Una volta preso per buono questo, ci si può sorprendere ancora e ancora. Si può inquadrare Earn come la persona tutto sommato insoddisfatta, incapace, che una volta che ha raggiunto l'apice non riesce a trarne il meglio. Eppure quella stessa persona ha delle qualità che la rendono la migliore in altri momenti. Oppure Darius, con il quale abbiamo condiviso un'importante momento di tensione in Teddy Perkins, qualcosa che ci ha fatto empatizzare moltissimo con il personaggio, ma che, una volta tolto da quel contesto, ridiventa un personaggio sfuggente e antipatico. Idem per Paper Boi, del quale tanto abbiamo detto nelle scorse settimane.
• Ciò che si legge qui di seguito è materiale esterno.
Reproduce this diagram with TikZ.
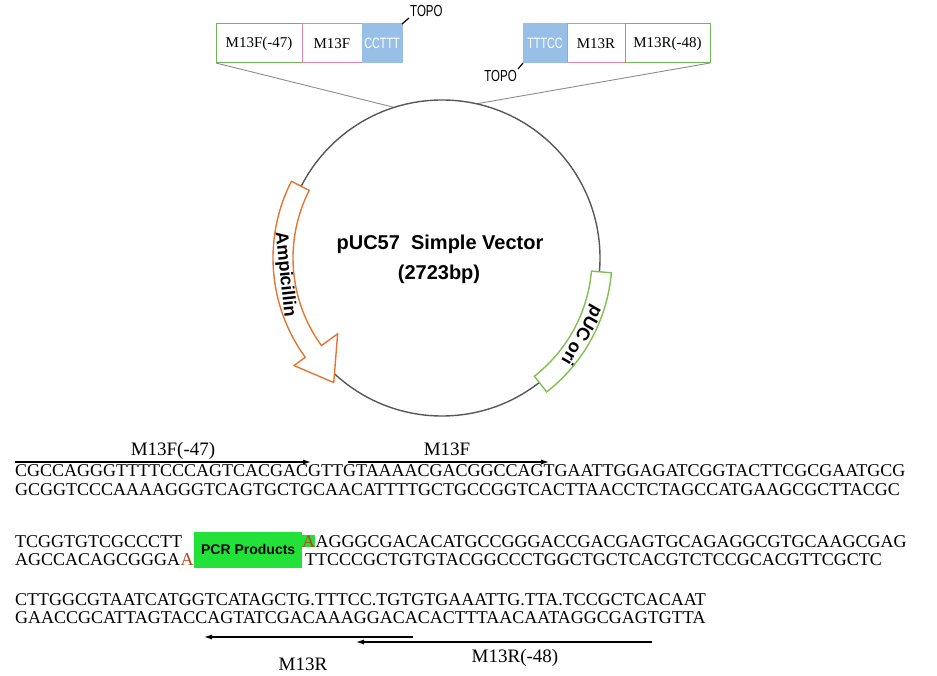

North of the Border è la storia di Earn, che viene scaricato da Al dopo una serata in cui, almeno a suo giudizio, aveva fatto del suo meglio per proteggere il gruppo. Ora, sullo stile di Atlanta – ormai siamo alla fine della stagione – non c'è più molto da dire. Sulla storia dei suoi protagonisti, potremmo aggiungere che si tratta di persone che hanno raggiunto un certo livello di notorietà, di importanza, insomma uno status che li eleva a prescindere. E che, nel migliore dei mondi possibili, dovrebbe accompagnarsi ad un'adeguata maturità e professionalità. Ma sappiamo bene che questo non è il mondo in cui viviamo. Al si atteggia a persona che non vuole piegarsi alle meccaniche dello show business – e ci crede davvero! – ma questo non basta a renderlo una persona abbastanza lungimirante da impedire ad un idiota come Tracy di fargli da bodyguard.

E lo stesso, purtroppo per lui, capita a Earn. Che potrà avere tutta la buona volontà del mondo, ma in mancanza di capacità, contatti, spina dorsale e credibilità, vale esattamente come chiunque altro, se non meno. E la vita, qui rappresentata da Al, premia i risultati, non la buona volontà (anche su questa ci sarebbe da ridire, dati i moltissimi errori di Earn). La puntata, a prescindere da quel che accade alla festa, in questa lunga notte tragicomica – l'ultima di una serie di notti tragicomiche – riesce a narrarci tutto questo viaggiando tra il dramma umano e le miserie umane di personaggi ridicoli e incapaci. Donald Glover citava scherzosamente tra le ispirazioni i Tiny Toons, ma qui siamo più dalle parti dell'uomo del sottosuolo di Dostoevskij.

La seconda stagione di Atlanta va in onda dallo scorso 1 marzo su FX e prossimamente in Italia in esclusiva su Fox.